Wednesday, June 25, 2008

Bonds return from India


Seventy-one days after being arrested by Indian authorities for attempting to board an airplane with ammunition in their baggage, Santa Barbara residents Monica and Heather Bond came home tonight.
The two women boarded a plane yesterday in Delhi, India, said Lawrence Bond, Monica Bond’s husband, who has spent the past two months wondering if his loved ones would ever return.
“My first reaction when this call came was total disbelief,” he said during a phone interview while driving to the airport. “It’s finally happened. After hundreds of ups and downs, you think it’s never going to happen and finally it’s happened.”

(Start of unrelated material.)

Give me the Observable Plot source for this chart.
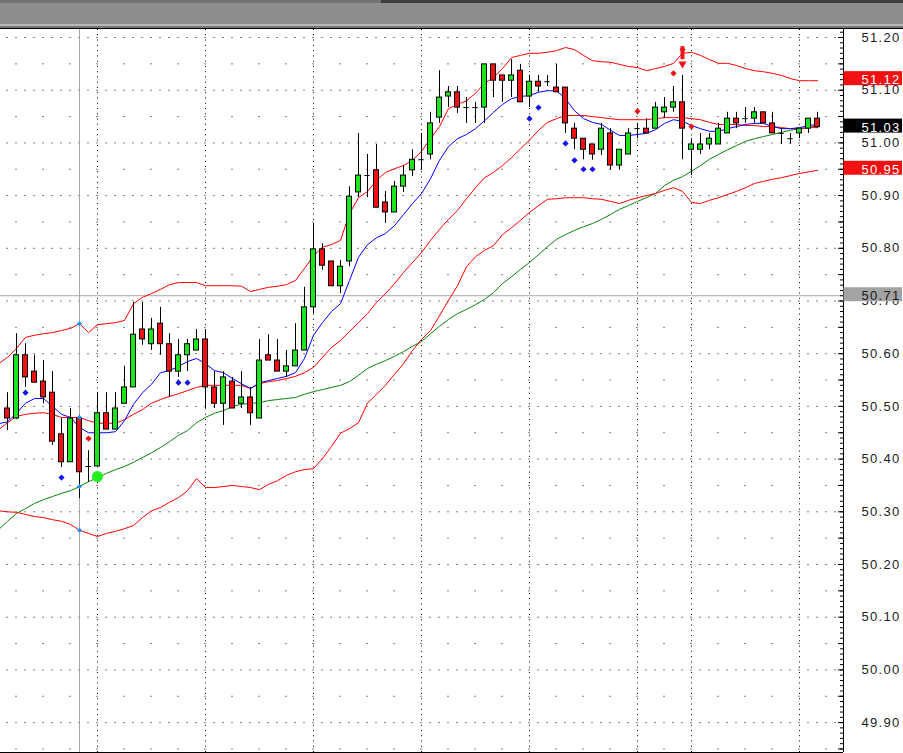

The two women were given their passports back on Monday and, according to Lawrence Bond, spent the past two days negotiating with the airline they were originally scheduled to return home on when they were taken into custody on April 14.
Heather, 37, and Monica, 57, ran into trouble at a small airport near Darjeeling, India, when officials there discovered a clip of 9 mm ammunition in Heather Bond’s baggage. Both women denied knowing about the ammunition. Sean McGaughey, Heather Bond’s boyfriend, said the ammunition, which consisted of 11 bullets, belonged to him and made it into the baggage accidentally. But that didn’t explain how the bullets made it through security at several international airports, including LAX, undetected.
McGaughey told the Daily Sound shortly after the two women were arrested that he and Heather Bond often carry weapons while camping in the backcountry surrounding Santa Barbara.
But despite efforts by McGaughey and many other locals, including Santa Barbara Police Chief Cam Sanchez, to convince Indian officials of the women’s innocence, the two were charged with weapons violations under the Indian Arms Act and jailed.
After a 16-day stint behind bars, a judge granted a bail request and the women were released on April 30, on the condition they remained in India where they had to check in with authorities on a regular basis.
Between April 30 and this week, the Bonds had bounced from court to court, their lawyers seeking a way to convince judicial authorities the women should be freed, Lawrence Bond said.
Though they were allowed to return to the United States, Lawrence Bond said the charges have not yet been dismissed and attorneys will appear on the women’s behalf over the next couple of weeks. Both women posted $250 bail, which Lawrence Bond said they would not get back unless they return to India in the next three months.
For Lawrence Bond, the past two months have been filled with anxiety and fear — emotions that nearly boiled over two weeks ago when he checked himself into Goleta Valley Cottage Hospital after experiencing a tingling sensation in his chest.
He said doctors told him the sensation in his chest was the result of stress.
But it was a huge scare given his past history.
In 1995, Lawrence Bond underwent quintuple bypass surgery after experiencing severe heart failure.
“I dropped dead in the street,” he said.
Lawrence Bond said the recent sensations worsened each time a bail request was denied, or any bout of bad news related to his wife and daughter trickled onto the Internet.
“I was on the ropes and somebody was kicking me in the stomach,” he told the Daily Sound last week. “I just thought one more kick and I’d be down for the count. I just didn’t think I could take anymore.”
When the news began to improve, and he discovered the women could get their passports back, Bond said the sensation subsided.
Now, it’s gone.
“It’s going to be the happiest day of my life…” Bond said in anticipation of seeing his wife and daughter, who had only planned to be on vacation for a month. “I know they are completely thrilled to get back.”